Federal lawsuit challenges fairness of Georgia's elections
Posted November 27, 2018 3:47 p.m. EST
ATLANTA -- A federal lawsuit backed by former Democratic candidate for governor Stacey Abrams will attempt to overhaul the state's elections, alleging "gross mismanagement" after Georgians suffered long lines, uncounted ballots and purged registrations during this month's vote.
The lawsuit, filed Tuesday by a new group called Fair Fight Action, asks a judge to intervene to protect voting rights.
Abrams, who lost to Republican Brian Kemp in the race for governor, isn't trying to change the result of the election.
But Abrams has said the election wasn't fair because it limited voting access, disenfranchised minorities and undermined the public's trust in democracy. She has said Kemp, who resigned his position as secretary of state after Election Day, was responsible.
"The voters and the citizens of Georgia deserve an election they can have confidence in," said Lauren Groh-Wargo, CEO of Fair Fight Action and Abrams' campaign manager. "We're going to seek to fix the system."
Kemp supporters have argued that local election officials run voting in counties, not the Secretary of State's Office. Many of the problems cited on election day were the responsibility of local officials, they say.

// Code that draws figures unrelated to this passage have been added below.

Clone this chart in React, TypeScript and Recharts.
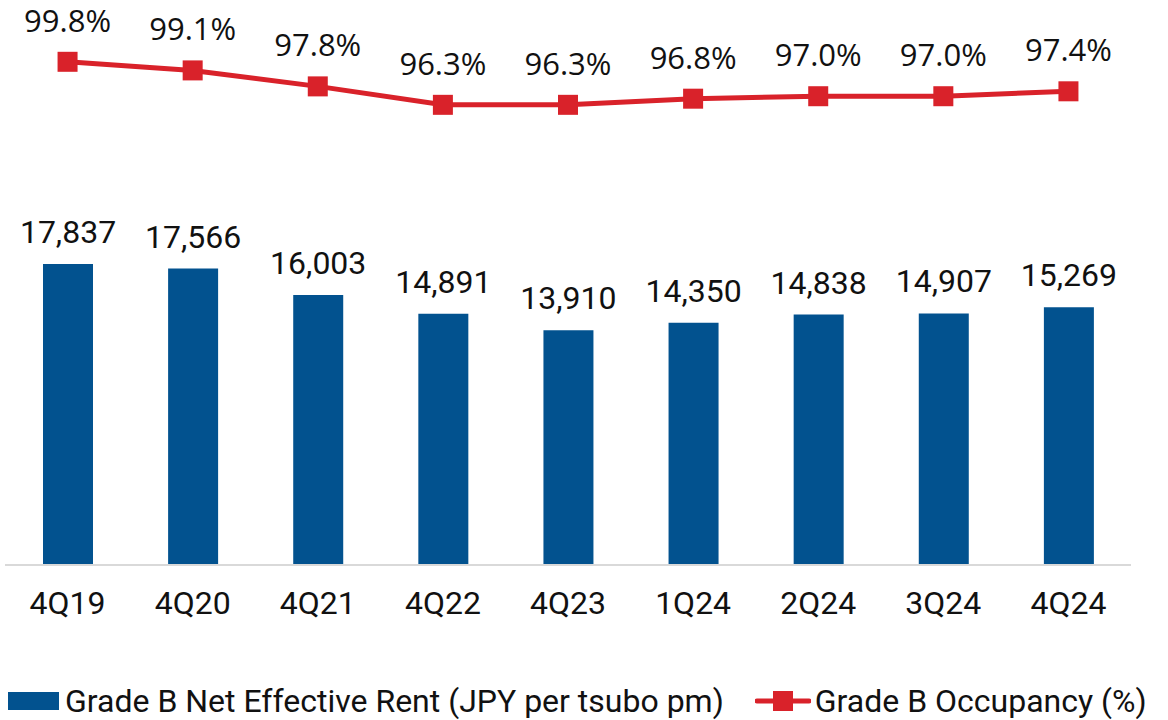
import React from 'react';
import { ComposedChart, Bar, Line, XAxis, YAxis, LabelList } from 'recharts';

const quarters = ['4Q19', '4Q20', '4Q21', '4Q22', '4Q23', '1Q24', '2Q24', '3Q24', '4Q24'];
const rent = [17837, 17566, 16003, 14891, 13910, 14350, 14838, 14907, 15269];
const occupancy = [99.8, 99.1, 97.8, 96.3, 96.3, 96.8, 97.0, 97.0, 97.4];

const BLUE = '#02528F';
const RED = '#D9222A';
const ROBOTO = 'Roboto, sans-serif';

const data = quarters.map((q, i) => ({ q, rent: rent[i], occ: occupancy[i] }));

const QuarterTick = (props: any) => {
  const { x, y, payload } = props;
  return (
    <text x={x} y={y + 49} textAnchor="middle" fontFamily={ROBOTO} fontSize={32} fill="#111">
      {payload.value}
    </text>
  );
};

const SquareDot = (props: any) => {
  const { cx, cy, index } = props;
  return <rect key={`sq-${index}`} x={cx - 10} y={cy - 10} width={20} height={20} fill={RED} />;
};

export default function App() {
  return (
    <div style={{ position: 'absolute', left: 0, top: 0, width: 1168, height: 720, background: '#fff' }}>
      <ComposedChart width={1168} height={640} data={data} margin={{ top: 20, right: 37, left: 5, bottom: 0 }}>
        <XAxis
          dataKey="q"
          height={75}
          tickLine={false}
          tickSize={0}
          tickMargin={0}
          axisLine={{ stroke: '#D9D9D9', strokeWidth: 2 }}
          tick={<QuarterTick />}
          interval={0}
        />
        <YAxis yAxisId="left" hide domain={[0, 32296]} />
        <YAxis yAxisId="right" orientation="right" hide domain={[58.87, 103.2]} />
        <Bar yAxisId="left" dataKey="rent" fill={BLUE} barSize={50} isAnimationActive={false}>
          <LabelList
            dataKey="rent"
            position="top"
            offset={21}
            fontFamily={ROBOTO}
            fontSize={32}
            fill="#111"
            formatter={(v: any) => Number(v).toLocaleString('en-US')}
          />
        </Bar>
        <Line
          yAxisId="right"
          dataKey="occ"
          stroke={RED}
          strokeWidth={5}
          dot={SquareDot}
          activeDot={false}
          isAnimationActive={false}
        >
          <LabelList
            dataKey="occ"
            position="top"
            offset={30}
            fontFamily="'Open Sans', sans-serif"
            fontSize={31}
            fill="#111"
            formatter={(v: any) => Number(v).toFixed(1) + '%'}
          />
        </Line>
      </ComposedChart>
      <div
        style={{
          position: 'absolute',
          top: 682,
          left: 0,
          display: 'flex',
          alignItems: 'center',
          fontFamily: ROBOTO,
          fontSize: 32,
          color: '#111',
          whiteSpace: 'nowrap',
        }}
      >
        <div style={{ width: 51, height: 18, background: BLUE, marginLeft: 8, marginRight: 6 }} />
        <span>Grade B Net Effective Rent (JPY per tsubo pm)</span>
        <svg width={56} height={22} style={{ marginLeft: 31, marginRight: 4 }}>
          <line x1={2} y1={11} x2={54} y2={11} stroke={RED} strokeWidth={5} strokeLinecap="round" />
          <rect x={18} y={1} width={20} height={20} fill={RED} />
        </svg>
        <span>Grade B Occupancy (%)</span>
      </div>
    </div>
  );
}
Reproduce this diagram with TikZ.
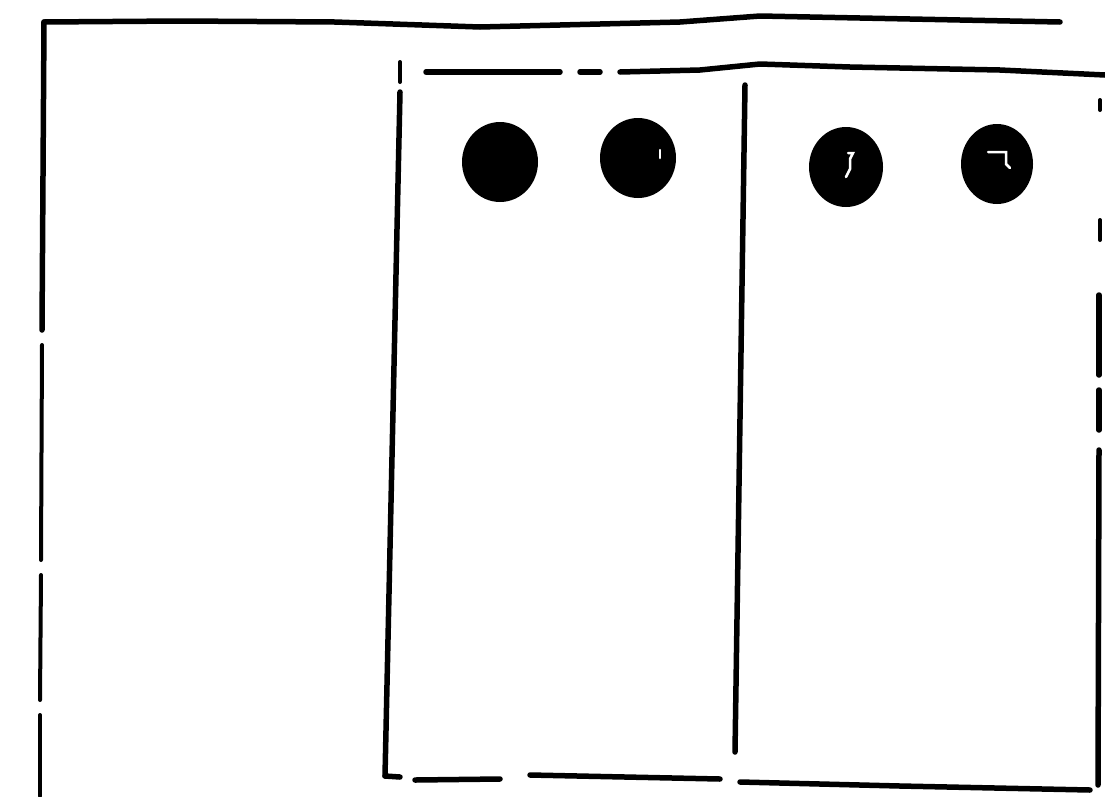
\documentclass[tikz,border=0pt]{standalone}
\usetikzlibrary{calc}
\tikzset{
	pen/.style   ={line width=5.5pt, black, line cap=round, line join=round},
	thinpen/.style={line width=4pt, black, line cap=round},
	blob/.style  ={ellipse, fill=black, minimum width=76pt, minimum height=80pt, inner sep=0pt},
	nick/.style  ={line width=2.5pt, white, line cap=round},
}
\usetikzlibrary{shapes.geometric}
\begin{document}
\begin{tikzpicture}[x=1pt, y=-1pt]
	\useasboundingbox (0,0) rectangle (1105,796);
	% outer frame
	\coordinate (oTL) at (44,22);
	\draw[pen] (oTL) -- (180,21) -- (335,22) -- (480,27) -- (680,22) -- (760,16) -- (1060,22);
	\draw[pen] (oTL) -- (42,330);
	\draw[thinpen] (42,345) -- (41,560);
	\draw[thinpen] (41,575) -- (40,700);
	\draw[thinpen] (40,715) -- (40,796);
	% inner frame
	\coordinate (iTL) at (400,92);
	\coordinate (iBL) at (385,776);
	\coordinate (iBR) at (1090,790);
	\draw[thinpen] (400,62) -- (400,82);
	\draw[pen] (iTL) -- (iBL);
	\draw[pen] (426,72) -- (560,72);
	\draw[pen] (580,72) -- (600,72);
	\draw[pen] (620,72) -- (700,70) -- (760,64) -- (850,67) -- (1000,70) -- (1105,75);
	\draw[pen] (iBL) -- (400,777);
	\draw[pen] (415,780) -- (500,779);
	\draw[pen] (530,775) -- (720,779);
	\draw[pen] (740,782) -- (900,786) -- (iBR);
	\draw[thinpen] (1100,100) -- (1100,110);
	\draw[thinpen] (1100,220) -- (1100,240);
	\draw[pen] (1099,295) -- (1099,375);
	\draw[pen] (1099,390) -- (1099,430);
	\draw[pen] (1099,450) -- (1098,785);
	% divider
	\coordinate (dTop) at (745,85);
	\coordinate (dBot) at (735,752);
	\draw[pen] (dTop) -- (dBot);
	% dots
	\node[blob] (dotA) at (500,162) {};
	\node[blob] (dotB) at (638,158) {};
	\node[blob, minimum width=74pt] (dotC) at (846,167) {};
	\node[blob, minimum width=72pt] (dotD) at (997,164) {};
	\draw[nick] (dotB.center) ++(22,-8) -- ++(0,8);
	\draw[nick] (dotC.center) ++(2,-14) -- ++(5,0) -- ++(-3,6) -- ++(0,10) -- ++(-4,8);
	\draw[nick] (dotD.center) ++(-9,-12) -- ++(18,0) -- ++(0,12) -- ++(4,4);
\end{tikzpicture}
\end{document}
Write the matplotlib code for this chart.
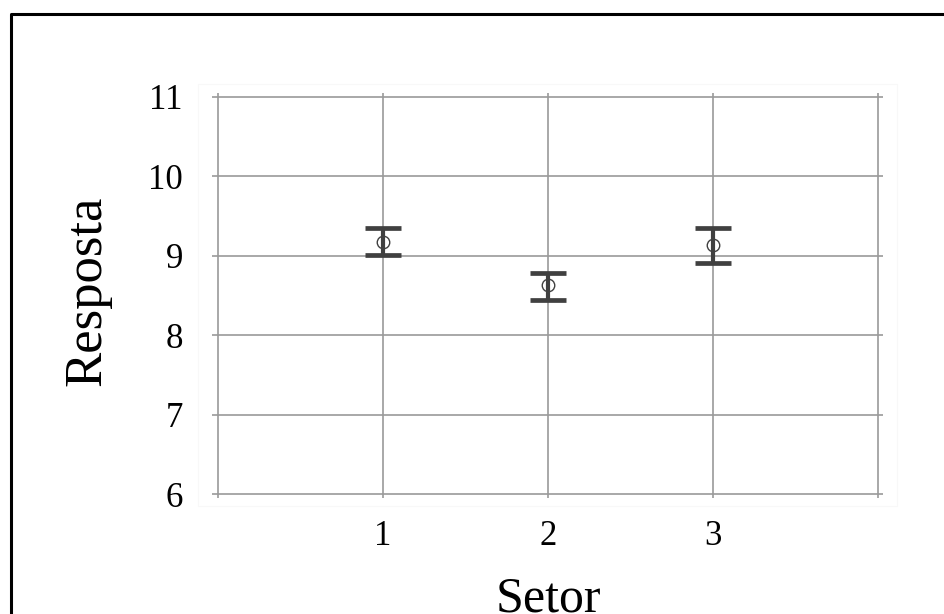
import matplotlib.pyplot as plt
from matplotlib.lines import Line2D
from matplotlib.patches import Rectangle
import numpy as np

plt.rcParams['font.family'] = ['Liberation Serif', 'DejaVu Serif']

# data
setor = [1, 2, 3]
media = [9.17, 8.635, 9.135]
limite_inf = [9.01, 8.445, 8.91]
limite_sup = [9.35, 8.785, 9.35]
xticks = [0, 1, 2, 3, 4]
xlabels = ['', '1', '2', '3', '']
yticks = [6, 7, 8, 9, 10, 11]

W, H = 944, 614
fig = plt.figure(figsize=(W / 100, H / 100), dpi=100)
ax = fig.add_axes([212 / W, 1 - 498 / H, (883 - 212) / W, (498 - 93) / H])

# faint frame round the plot area
fig.patches.append(Rectangle((198 / W, 1 - 506 / H), (897 - 198) / W, (506 - 84) / H,
                             transform=fig.transFigure, fill=False,
                             edgecolor='#f8f8f8', lw=0.8, zorder=0))

ax.set_xlim(-0.0364, 4.03)
ax.set_ylim(5.95, 11.05)
ax.set_xticks(xticks)
ax.set_xticklabels(xlabels)
ax.set_yticks(yticks)
ax.tick_params(length=0, labelsize=25)
ax.tick_params(axis='y', pad=21)
ax.tick_params(axis='x', pad=16)
for s in ax.spines.values():
    s.set_visible(False)
ax.grid(True, color='#9a9a9a', lw=1.2)
ax.set_axisbelow(True)

med = np.array(media)
err = [med - np.array(limite_inf), np.array(limite_sup) - med]
ax.errorbar(setor, med, yerr=err, fmt='none', ecolor='#404040',
            elinewidth=3.0, capsize=13, capthick=3.4, zorder=3)
ax.plot(setor, med, 'o', mfc='none', mec='#404040', ms=9, mew=1.0, zorder=4)

fig.text(100 / W, 1 - 291 / H, 'Resposta', rotation=90, rotation_mode='anchor',
         ha='center', va='baseline', fontsize=38)
fig.text(548 / W, 1 - 611 / H, 'Setor', ha='center', va='baseline', fontsize=36)

# black border of the picture
fig.lines.append(Line2D([10.5 / W, 10.5 / W, 1.0], [0.0, 1 - 14 / H, 1 - 14 / H],
                        transform=fig.transFigure, color='black', lw=2.2))

fig.savefig('out.png', dpi=100)
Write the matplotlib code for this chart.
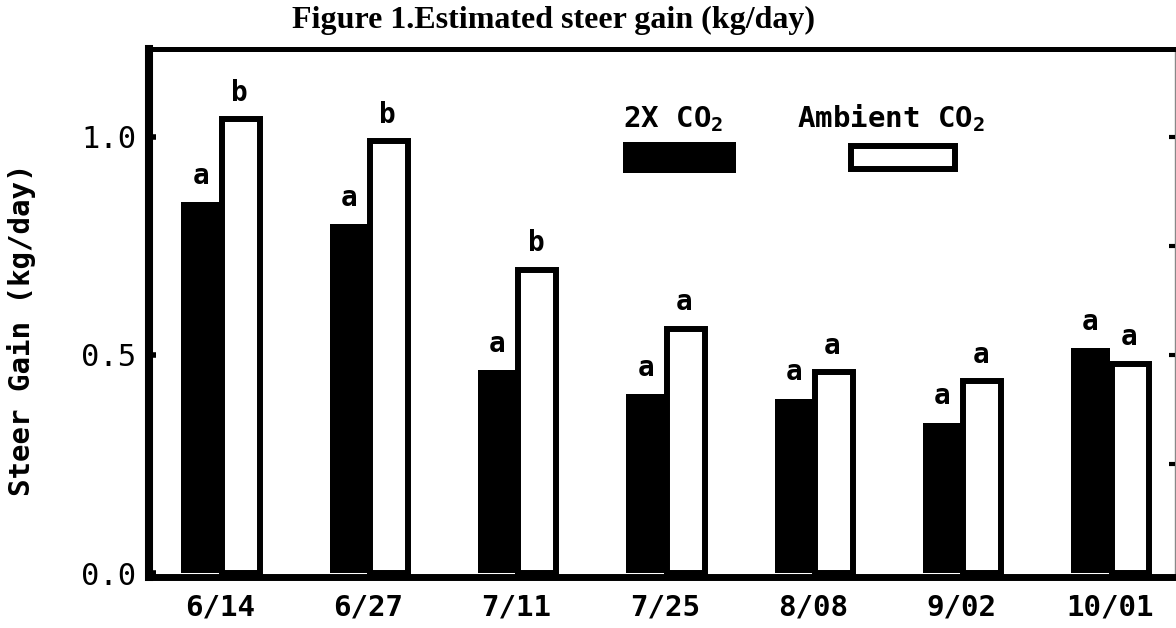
import matplotlib
matplotlib.use('Agg')
import matplotlib.pyplot as plt
from matplotlib.patches import Rectangle
import numpy as np

# Datos
fechas = ['6/14', '6/27', '7/11', '7/25', '8/08', '9/02', '10/01']
co2_doble = [0.85, 0.80, 0.465, 0.41, 0.40, 0.345, 0.515]
co2_ambiente = [1.04, 0.99, 0.695, 0.56, 0.46, 0.44, 0.48]
letras_doble = ['a', 'a', 'a', 'a', 'a', 'a', 'a']
letras_ambiente = ['b', 'b', 'b', 'a', 'a', 'a', 'a']

plt.rcParams['mathtext.default'] = 'regular'
mono = 'DejaVu Sans Mono'

fig = plt.figure(figsize=(11.76, 6.28), dpi=100)
ax = fig.add_axes([0.1267, 0.0812, 0.8725, 0.84])

x = np.arange(len(fechas))
ancho = 0.26

ax.bar(x - ancho / 2, co2_doble, ancho, color='black', edgecolor='black', linewidth=0)
ax.bar(x + ancho / 2 + 0.01, co2_ambiente, ancho - 0.005, color='white', edgecolor='black', linewidth=4.3)

# Letras de significancia
for i in range(len(fechas)):
    ax.annotate(letras_doble[i], (x[i] - ancho / 2, co2_doble[i]), xytext=(0, 9),
                textcoords='offset points', ha='center', va='bottom',
                fontsize=20, fontweight='bold', family=mono)
    ax.annotate(letras_ambiente[i], (x[i] + ancho / 2, co2_ambiente[i]), xytext=(0, 9),
                textcoords='offset points', ha='center', va='bottom',
                fontsize=20, fontweight='bold', family=mono)

ax.set_xlim(-0.479, 6.44)
ax.set_ylim(-0.009, 1.2)

ax.set_xticks(x)
ax.set_xticklabels(fechas, fontsize=21, fontweight='bold', family=mono)
ax.tick_params(axis='x', length=0, pad=12)

ax.set_yticks([0.0, 0.5, 1.0])
ax.set_yticklabels(['0.0', '0.5', '1.0'], fontsize=22, family=mono)
ax.tick_params(axis='y', direction='in', length=5, width=4, pad=9)

ax.set_ylabel('Steer Gain (kg/day)', fontsize=21, fontweight='bold', family=mono, va='center')
ax.yaxis.set_label_coords(-0.124, 0.469)

# Bordes
ax.spines['left'].set_linewidth(5.8)
ax.spines['bottom'].set_linewidth(5.0)
ax.spines['top'].set_linewidth(3.6)
ax.spines['right'].set_linewidth(1.0)
ax.spines['right'].set_color('#888888')

# Marcas del lado derecho
ax2 = ax.twinx()
ax2.set_ylim(ax.get_ylim())
ax2.set_yticks([0.25, 0.5, 0.75, 1.0])
ax2.set_yticklabels([])
ax2.tick_params(axis='y', direction='in', length=4, width=3)
for s in ax2.spines.values():
    s.set_visible(False)

# Leyenda dibujada a mano
ax.add_patch(Rectangle((0.462, 0.765), 0.110, 0.0588, transform=ax.transAxes,
                       facecolor='black', edgecolor='black', linewidth=0))
ax.add_patch(Rectangle((0.684, 0.774), 0.102, 0.0436, transform=ax.transAxes,
                       facecolor='white', edgecolor='black', linewidth=4.3))
ax.text(0.462, 0.852, '2X CO$_2$', transform=ax.transAxes, fontsize=21,
        fontweight='bold', family=mono, va='baseline', ha='left')
ax.text(0.632, 0.852, 'Ambient CO$_2$', transform=ax.transAxes, fontsize=21,
        fontweight='bold', family=mono, va='baseline', ha='left')

fig.text(554 / 1176, 1 - 20 / 628, 'Figure 1.Estimated steer gain (kg/day)',
         fontsize=23, fontweight='bold', family='Liberation Serif', ha='center', va='center')

fig.savefig('out.png', dpi=100)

The lawsuit will ask for Georgia's government to use paper ballots to validate the accuracy of elections, stop canceling voter registrations because they haven't participated in a recent election, train local election officials and prevent the state's "exact match" voter registration law from harming legitimate voters.
Fair Fight Action said thousands of voters were discouraged from casting ballots during the election.
Some voters were denied ballots because their registrations had been canceled, they said. Others endured long lines and glitchy voting machines. Many had to travel longer distances to their polling places because 214 precincts closed across the state since 2012.
Voters also reported that their mailed absentee ballots were never counted, they said, or that their provisional ballots were discarded because they weren't validated within the state's three-day deadline.